§ Available records
★ ★ ★ ★

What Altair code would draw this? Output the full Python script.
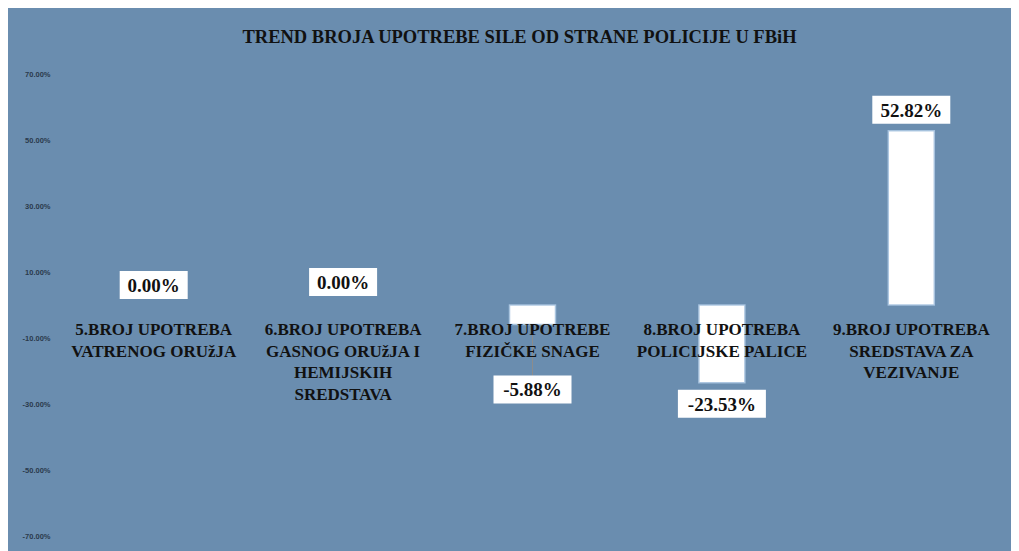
import altair as alt
import pandas as pd

# ---- data ----
categories = [
    "5.BROJ UPOTREBA\nVATRENOG ORUžJA",
    "6.BROJ UPOTREBA\nGASNOG ORUžJA I\nHEMIJSKIH\nSREDSTAVA",
    "7.BROJ UPOTREBE\nFIZIČKE SNAGE",
    "8.BROJ UPOTREBA\nPOLICIJSKE PALICE",
    "9.BROJ UPOTREBA\nSREDSTAVA ZA\nVEZIVANJE",
]
values = [0.0, 0.0, -0.0588, -0.2353, 0.5282]
y_ticks = [0.7, 0.5, 0.3, 0.1, -0.1, -0.3, -0.5, -0.7]

# ---- styling / label placement (pixels) ----
label_offset_px = [-20, -23, 65, 21, -21]
leader = [False, False, True, False, False]
PLOT_W, PLOT_H = 947, 462
DOMAIN = [-0.7, 0.7]
px_per_unit = PLOT_H / (DOMAIN[1] - DOMAIN[0])
BOX_H = 28

keys = [f"c{i}" for i in range(len(categories))]
labels = [f"{v * 100:.2f}%" for v in values]
df = pd.DataFrame({
    "key": keys,
    "cat": categories,
    "value": values,
    "label": labels,
    "label_y": [v - o / px_per_unit for v, o in zip(values, label_offset_px)],
    "leader": leader,
})
df["zero"] = 0.0
widths = [18 + 10 * len(t) for t in labels]
df["box"] = [
    f"M{-w/100:.4f},{-BOX_H/100:.4f}H{w/100:.4f}V{BOX_H/100:.4f}H{-w/100:.4f}Z"
    for w in widths
]

SERIF = "Liberation Serif"
x = alt.X("key:N", axis=None, sort=keys,
          scale=alt.Scale(paddingInner=0, paddingOuter=0))
yscale = alt.Scale(domain=DOMAIN, nice=False, zero=False)

base = alt.Chart(df)

bars = base.mark_bar(width=46, color="white", stroke="#a8c4e0",
                     strokeOpacity=0.9).encode(
    x=x,
    y=alt.Y("value:Q", scale=yscale,
            axis=alt.Axis(values=y_ticks, format=".2%", title=None,
                          grid=False, ticks=False, domain=False,
                          labelFont="Liberation Sans", labelFontSize=7.5,
                          labelFontWeight="bold", labelColor="#2a3a4c",
                          labelPadding=9,
                          labelExpr="replace(datum.label, '\u2212', '-')")),
    y2="zero:Q",
    strokeWidth=alt.condition("datum.value == 0", alt.value(0), alt.value(1.5)),
    opacity=alt.condition("datum.value == 0", alt.value(0), alt.value(1)),
)

lead = base.transform_filter("datum.leader").mark_rule(
    color="#8c8c8c", strokeWidth=1).encode(
    x=x, y=alt.Y("value:Q", scale=yscale), y2="label_y:Q")

cat_text = base.mark_text(font=SERIF, fontSize=17, fontWeight="bold",
                          color="#111111", baseline="alphabetic", dy=30,
                          lineHeight=21.7, lineBreak="\n").encode(
    x=x, y=alt.Y("zero:Q", scale=yscale), text="cat:N")

boxes = base.mark_point(filled=True, fill="white", opacity=1,
                        strokeWidth=0, size=10000).encode(
    x=x, y=alt.Y("label_y:Q", scale=yscale),
    shape=alt.Shape("box:N", scale=None))

val_text = base.mark_text(font=SERIF, fontSize=19, fontWeight="bold",
                          color="#111111", baseline="middle", dy=1).encode(
    x=x, y=alt.Y("label_y:Q", scale=yscale), text="label:N")

chart = alt.layer(bars, lead, cat_text, boxes, val_text).properties(
    width=PLOT_W, height=PLOT_H,
    title=alt.TitleParams(
        "TREND BROJA UPOTREBE SILE OD STRANE POLICIJE U FBiH",
        font=SERIF, fontSize=18.5, fontWeight="bold", color="#111111",
        anchor="middle", offset=24, dx=-13),
    background="#6a8daf",
    autosize=alt.AutoSizeParams(type="none"),
    padding={"left": 51, "top": 66, "right": 5, "bottom": 15},
).configure_view(stroke=None)

chart.save("out.html", embed_options={"renderer": "svg", "actions": False})
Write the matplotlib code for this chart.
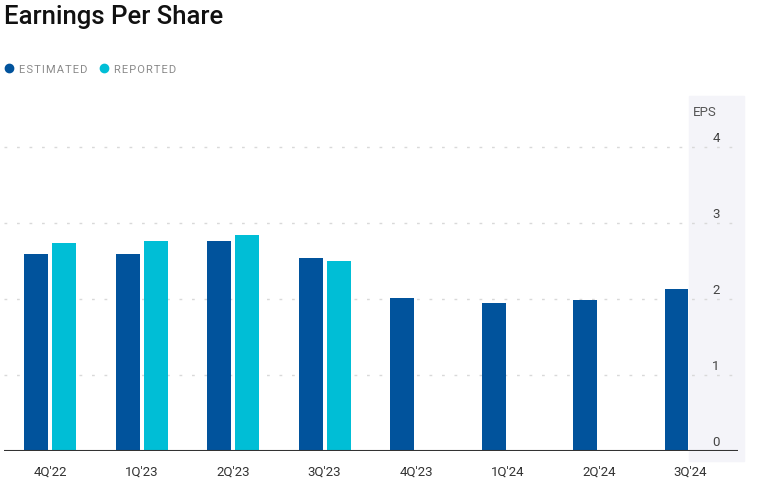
import matplotlib.pyplot as plt
from matplotlib.lines import Line2D
from matplotlib.patches import Rectangle
import numpy as np

plt.rcParams['font.family'] = ['Roboto', 'DejaVu Sans']

quarters = ["4Q'22", "1Q'23", "2Q'23", "3Q'23", "4Q'23", "1Q'24", "2Q'24", "3Q'24"]
estimated = [2.59, 2.59, 2.76, 2.54, 2.01, 1.95, 1.99, 2.13]
reported = [2.74, 2.76, 2.84, 2.50]
yticks = [0, 1, 2, 3, 4]

c_est = '#01539c'
c_rep = '#00bed6'

W, H = 763, 489
fig = plt.figure(figsize=(W / 100, H / 100), dpi=100)

# shaded band behind the y labels
fig.patches.append(Rectangle((689 / W, (H - 462) / H), 55 / W, 365 / H,
                             transform=fig.transFigure, color='#f4f4f9', zorder=-5))

ax = fig.add_axes([4 / W, 37 / H, 734 / W, 349.6 / H])
ax.patch.set_alpha(0)

x = np.arange(len(quarters))
ax.bar(x - 0.153, estimated, width=0.262, color=c_est, zorder=3)
ax.bar(x[:len(reported)] + 0.153, reported, width=0.262, color=c_rep, zorder=3)

ax.set_xlim(-0.503, 7.519)
ax.set_ylim(0, 4.6)

for t in yticks[1:]:
    ax.axhline(t, color='#d9d9d9', lw=1, ls=(0, (2, 7)), zorder=1)
ax.axhline(0, color='#333333', lw=1.5, zorder=4)

ytr = ax.get_yaxis_transform()
for t in yticks:
    ax.text(0.970, t + 0.13, str(t), transform=ytr, ha='center', va='center',
            fontsize=9.5, color='#444444')
ax.text(0.939, 4.47, 'EPS', transform=ytr, ha='left', va='center',
        fontsize=9.5, color='#555555')

ax.set_yticks([])
ax.set_xticks(x)
ax.set_xticklabels(quarters, fontsize=9.5, color='#333333')
ax.tick_params(axis='x', length=0, pad=10)
for s in ax.spines.values():
    s.set_visible(False)

fig.text(4 / W, 1 - 17 / H, 'Earnings Per Share', fontsize=18.5, color='#111111',
         ha='left', va='center', fontweight='medium')

def spaced(s):
    return '\u200a'.join(s)

handles = [Line2D([], [], ls='none', marker='o', ms=6, color=c_est),
           Line2D([], [], ls='none', marker='o', ms=6, color=c_rep)]
fig.legend(handles, [spaced('ESTIMATED'), spaced('REPORTED')],
           loc='center left',
           bbox_to_anchor=(-8 / W, 1 - 70 / H), ncol=2, frameon=False,
           handletextpad=0.3, columnspacing=0.95, handlelength=1.2,
           labelcolor='#8a8a8a', prop={'size': 8})

fig.savefig('out.png', dpi=100)
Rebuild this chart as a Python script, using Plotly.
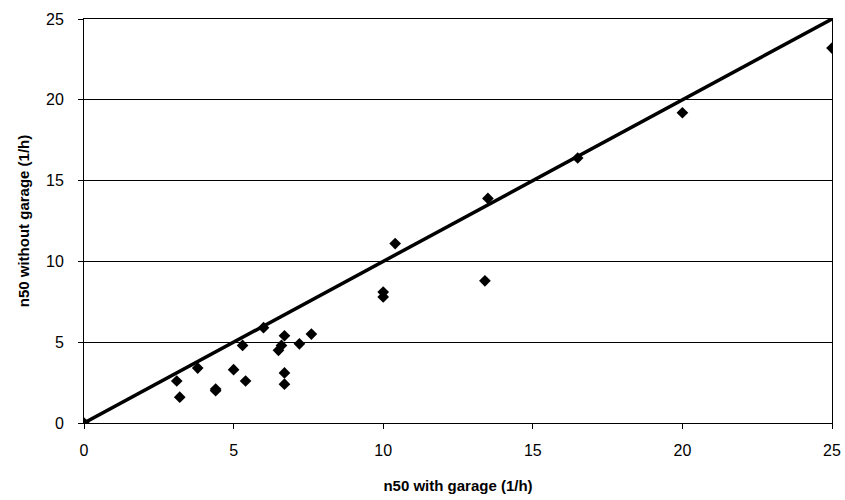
import plotly.graph_objects as go

# Air change rate at 50 Pa, measured with and without the garage included
n50_with_garage = [0.0, 3.1, 3.2, 3.8, 4.4, 4.4, 5.0, 5.3, 5.4, 6.0, 6.5, 6.6,
                   6.7, 6.7, 6.7, 7.2, 7.6, 10.0, 10.0, 10.4, 13.4, 13.5,
                   16.5, 20.0, 25.0]
n50_without_garage = [0.0, 2.6, 1.6, 3.4, 2.0, 2.1, 3.3, 4.8, 2.6, 5.9, 4.5, 4.8,
                      5.4, 3.1, 2.4, 4.9, 5.5, 7.8, 8.1, 11.1, 8.8, 13.9,
                      16.4, 19.2, 23.2]

# 1:1 reference line
equal_line = [0, 25]

tick_vals = [0, 5, 10, 15, 20, 25]

fig = go.Figure()

fig.add_trace(go.Scatter(
    x=equal_line, y=equal_line, mode="lines",
    line=dict(color="black", width=3.5),
    hoverinfo="skip", showlegend=False,
))

fig.add_trace(go.Scatter(
    x=n50_with_garage, y=n50_without_garage, mode="markers",
    marker=dict(symbol="diamond", size=9, color="black"),
    showlegend=False,
))

font_family = "Liberation Sans, Arial, sans-serif"

fig.update_layout(
    width=845, height=500,
    margin=dict(l=84, r=13, t=19, b=77),
    paper_bgcolor="white", plot_bgcolor="white",
    font=dict(family=font_family, color="black", size=14),
    xaxis=dict(
        range=[0, 25], tickvals=tick_vals, showgrid=False, zeroline=False,
        showline=True, linecolor="black", linewidth=1, mirror=True,
        ticks="outside", ticklen=5, tickcolor="black", automargin=False,
        tickfont=dict(size=16), ticklabelstandoff=8,
        title=dict(text="<b>n50 with garage (1/h)</b>", font=dict(size=15), standoff=22),
    ),
    yaxis=dict(
        range=[0, 25], tickvals=tick_vals, showgrid=True, gridcolor="black",
        gridwidth=1, zeroline=False,
        showline=True, linecolor="black", linewidth=1, mirror=True,
        ticks="outside", ticklen=5, tickcolor="black",
        tickfont=dict(size=16), ticklabelstandoff=11,
        title=dict(text="<b>n50 without garage (1/h)</b>", font=dict(size=15), standoff=12),
    ),
)

fig.write_html("out.html")
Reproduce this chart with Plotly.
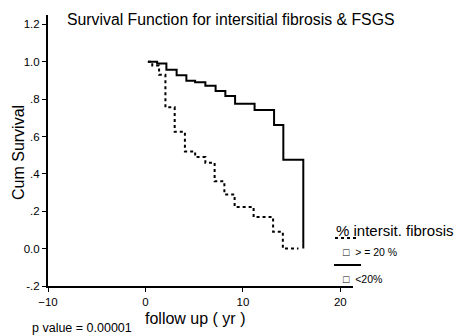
import plotly.graph_objects as go

# Kaplan-Meier steps
t_low = [0.25, 1.2, 2.15, 3.2, 4.2, 5.1, 6.15, 7.2, 8.2, 9.2, 11.2, 13.2, 14.15, 16.2]
s_low = [1.0, 0.99, 0.957, 0.927, 0.898, 0.89, 0.872, 0.843, 0.816, 0.775, 0.742, 0.662, 0.476, 0.0]

t_high = [0.25, 0.7, 1.4, 2.05, 3.0, 4.05, 5.1, 6.15, 7.1, 8.1, 9.15, 11.1, 13.1, 14.1, 15.7]
s_high = [1.0, 0.98, 0.93, 0.756, 0.625, 0.52, 0.49, 0.46, 0.36, 0.29, 0.223, 0.169, 0.09, 0.0, 0.0]

y_tickvals = [-0.2, 0.0, 0.2, 0.4, 0.6, 0.8, 1.0, 1.2]
y_ticktext = ["-.2", "0.0", ".2", ".4", ".6", ".8", "1.0", "1.2"]
x_tickvals = [-10, 0, 10, 20]

W, H = 458, 335
L, R, T, B = 48, 105, 15, 49
PW, PH = W - L - R, H - T - B

def px(x):
    return (x - L) / PW

def py(y):
    return (H - B - y) / PH

FONT = "Liberation Sans, Arial, sans-serif"

fig = go.Figure()
fig.add_trace(go.Scatter(x=t_high, y=s_high, mode="lines", line_shape="hv",
                         line=dict(color="black", width=2, dash="dot"),
                         name="> = 20 %", showlegend=False, hoverinfo="skip"))
fig.add_trace(go.Scatter(x=t_low, y=s_low, mode="lines", line_shape="hv",
                         line=dict(color="black", width=2),
                         name="<20%", showlegend=False, hoverinfo="skip"))

fig.update_layout(
    width=W, height=H,
    margin=dict(l=L, r=R, t=T, b=B),
    paper_bgcolor="white", plot_bgcolor="white",
    font=dict(family=FONT, color="black", size=11),
    xaxis=dict(range=[-10, 21.3], tickvals=x_tickvals, showgrid=False, zeroline=False,
               showline=True, linecolor="black", linewidth=2, ticks="outside",
               ticklen=4, tickcolor="black", tickfont=dict(size=11.5)),
    yaxis=dict(range=[-0.2, 1.25], tickvals=y_tickvals, ticktext=y_ticktext,
               showgrid=False, zeroline=False, showline=True, linecolor="black",
               linewidth=2, ticks="outside", ticklen=4, tickcolor="black",
               tickfont=dict(size=11.5)),
)

ann = [
    dict(text="Survival Function for intersitial fibrosis & FSGS", x=px(65), y=py(20),
         xanchor="left", yanchor="middle", font=dict(size=15.8)),
    dict(text="Cum Survival", x=px(18), y=py(153), textangle=-90,
         xanchor="center", yanchor="middle", font=dict(size=16)),
    dict(text="follow up ( yr )", x=px(195), y=py(318),
         xanchor="center", yanchor="middle", font=dict(size=16)),
    dict(text="p value = 0.00001", x=px(30), y=py(328),
         xanchor="left", yanchor="middle", font=dict(size=12.5)),
    dict(text="% intersit. fibrosis", x=px(334), y=py(230),
         xanchor="left", yanchor="middle", font=dict(size=15)),
    dict(text="\u25a1  > = 20 %", x=px(341), y=py(252),
         xanchor="left", yanchor="middle", font=dict(size=10.5)),
    dict(text="\u25a1  <20%", x=px(341), y=py(279),
         xanchor="left", yanchor="middle", font=dict(size=10.5)),
]
for a in ann:
    a.update(xref="paper", yref="paper", showarrow=False)
fig.update_layout(annotations=ann)

fig.add_shape(type="line", xref="paper", yref="paper", x0=px(335), x1=px(359),
              y0=py(238), y1=py(238), line=dict(color="black", width=2, dash="dot"))
fig.add_shape(type="line", xref="paper", yref="paper", x0=px(334), x1=px(361),
              y0=py(265), y1=py(265), line=dict(color="black", width=2))

fig.write_html("out.html", config={"displayModeBar": False},
               post_script="document.body.style.margin='0px';document.body.style.overflow='hidden';")
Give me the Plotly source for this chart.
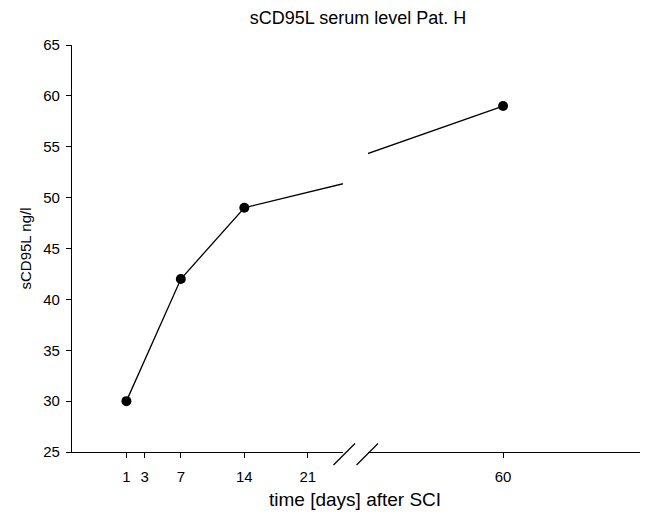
import plotly.graph_objects as go

days = [1, 7, 14, 60]
scd95l = [30, 42, 49, 59]
left_ticks = [1, 3, 7, 14, 21]
right_ticks = [60]
title = "sCD95L serum level Pat. H"
x_title = "time [days] after SCI"
y_title = "sCD95L ng/l"

W, H = 648, 516
ML, MR, MT, MB = 72, 8, 45, 64
pw = W - ML - MR
ph = H - MT - MB

left_end_px = 343
right_start_px = 368
dom_l = [0, (left_end_px - ML) / pw]
dom_r = [(right_start_px - ML) / pw, 1]

font = "Liberation Sans, Arial, sans-serif"

fig = go.Figure()
common = dict(mode="lines+markers", line=dict(color="black", width=1.3),
              marker=dict(color="black", size=10), showlegend=False,
              hoverinfo="x+y")
fig.add_trace(go.Scatter(x=days, y=scd95l, xaxis="x", yaxis="y", **common))
fig.add_trace(go.Scatter(x=days, y=scd95l, xaxis="x2", yaxis="y", **common))

axis_common = dict(showline=True, linecolor="black", linewidth=1.2,
                   ticks="outside", ticklen=5, tickcolor="black", tickwidth=1,
                   showgrid=False, zeroline=False,
                   tickfont=dict(family=font, size=15, color="black"))

fig.update_layout(
    width=W, height=H,
    margin=dict(l=ML, r=MR, t=MT, b=MB),
    paper_bgcolor="white", plot_bgcolor="white",
    title=dict(text=title, x=358 / W, xanchor="center", y=1 - 18 / H, yanchor="middle",
               font=dict(family=font, size=18, color="black")),
    xaxis=dict(domain=dom_l, range=[-5, 24.88], tickmode="array",
               tickvals=left_ticks, anchor="y", ticklabelstandoff=6, **axis_common),
    xaxis2=dict(domain=dom_r, range=[38.55, 81.75], tickmode="array",
                tickvals=right_ticks, anchor="y", ticklabelstandoff=6, **axis_common),
    yaxis=dict(domain=[0, 1], range=[25, 65], tickmode="array",
               tickvals=list(range(25, 66, 5)), ticklabelstandoff=3,
               title=dict(text=y_title, font=dict(family=font, size=15, color="black"), standoff=7),
               **axis_common),
)

# axis break slashes
def px_to_paper(xp, yp):
    return (xp - ML) / pw, (H - MB - yp) / ph

for x0p, x1p in [(333.5, 355), (356.5, 378)]:
    a = px_to_paper(x0p, 465)
    b = px_to_paper(x1p, 443.5)
    fig.add_shape(type="line", xref="paper", yref="paper",
                  x0=a[0], y0=a[1], x1=b[0], y1=b[1],
                  line=dict(color="black", width=1.2))

fig.add_annotation(text=x_title, xref="paper", yref="paper",
                   x=(355 - ML) / pw, y=(H - MB - 499) / ph,
                   xanchor="center", yanchor="middle", showarrow=False,
                   font=dict(family=font, size=19, color="black"))

fig.write_html("out.html", config={"displayModeBar": False},
               post_script="document.body.style.margin='0';")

★ ★ ★ ★

§ What the task asks
Please repeat exactly the data above from its first line to the line that contains "y_ticks = [0.7, 0.5, 0.3, 0.1, -0.1, -0.3, -0.5, -0.7]", inclusive, and leave every picture out.

§ In response
What Altair code would draw this? Output the full Python script.
import altair as alt
import pandas as pd

# ---- data ----
categories = [
    "5.BROJ UPOTREBA\nVATRENOG ORUžJA",
    "6.BROJ UPOTREBA\nGASNOG ORUžJA I\nHEMIJSKIH\nSREDSTAVA",
    "7.BROJ UPOTREBE\nFIZIČKE SNAGE",
    "8.BROJ UPOTREBA\nPOLICIJSKE PALICE",
    "9.BROJ UPOTREBA\nSREDSTAVA ZA\nVEZIVANJE",
]
values = [0.0, 0.0, -0.0588, -0.2353, 0.5282]
y_ticks = [0.7, 0.5, 0.3, 0.1, -0.1, -0.3, -0.5, -0.7]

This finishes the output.